More realistically, a +0.10 change (10 percentage points) is: −0.457×0.10=−0.0457
Because the gap is a log ratio, a change of -0.0457 implies the 90/10 ratio changes by: exp(−0.0457)≈0.955
So a 10-pp increase in union share is associated with about a 4.5% lower 90/10 wage ratio (less inequality), holding state and year fixed effects constant.
p = 0.255, so: Not significant at 10%, 5%, or 1%. You cannot reject the null that the effect is 0.
Adj R^2 ~ 0.355 is mostly from the fixed effects explaining level differences across states + common year shocks.
Within R^2 ~ 0.0049 means union_share explains very little of the within-state over-time variation in inequality after FE.
Unforunately, in this dataset/specification, I don’t have strong evidence that changes in a state’s union share are associated with changes in the state’s 90/10 log wage gap.
However, The estimate has a roughly ~4–5% lower 90/10 wage ratio. So the point estimate is economically plausible, it’s just not precise enough to be confident.
This used state FE + year FE That means it’s only using within-state over-time changes in unionization to explain within-state over-time changes in inequality. If unionization doesn’t move a ton within states year-to-year (or it moves but inequality is driven by other big forces), the model won’t have much signal.
State-year is a coarse unit Union effects can be strong in: certain industries, certain occupations, certain parts of the wage distribution, without showing up cleanly in a single state-wide 90/10 measure.

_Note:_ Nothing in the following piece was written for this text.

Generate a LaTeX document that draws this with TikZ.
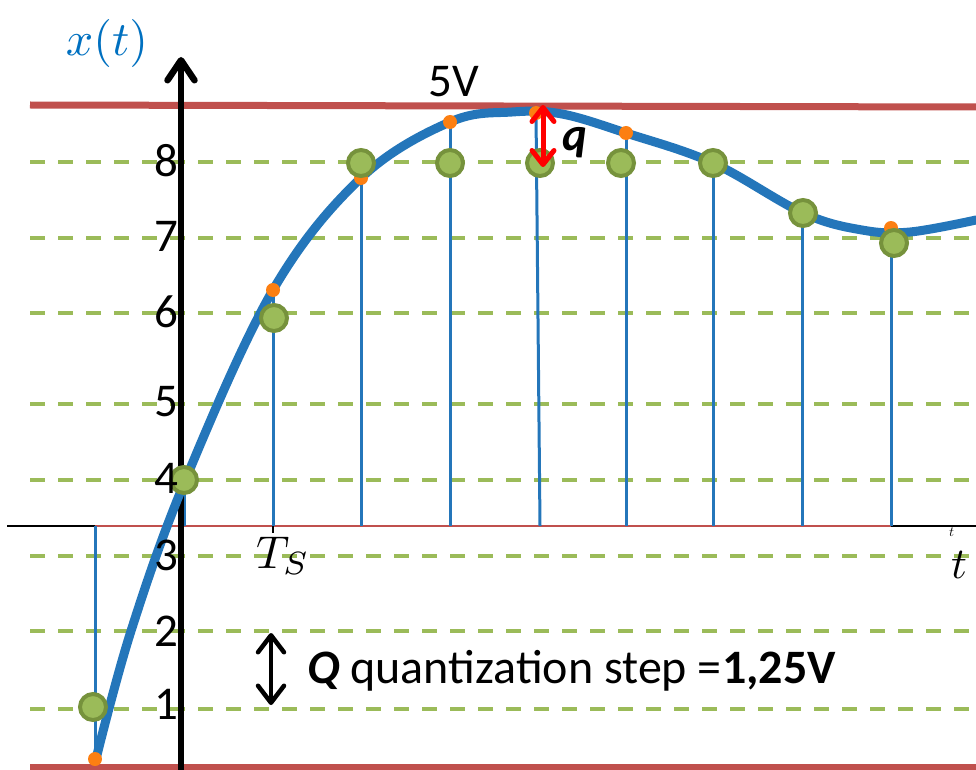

90/10 gap may not be the channel unions affect most Unions often compress wages more around the middle or lower-middle. There could be stronger movement in: 50/10 (bottom compression), 90/50 (top pulling away), variance of log wages, Gini, Theil, etc.
Timing / lag effects Unionization changes might affect wage structure gradually. A simple fix is to try union_share lagged 1–3 years.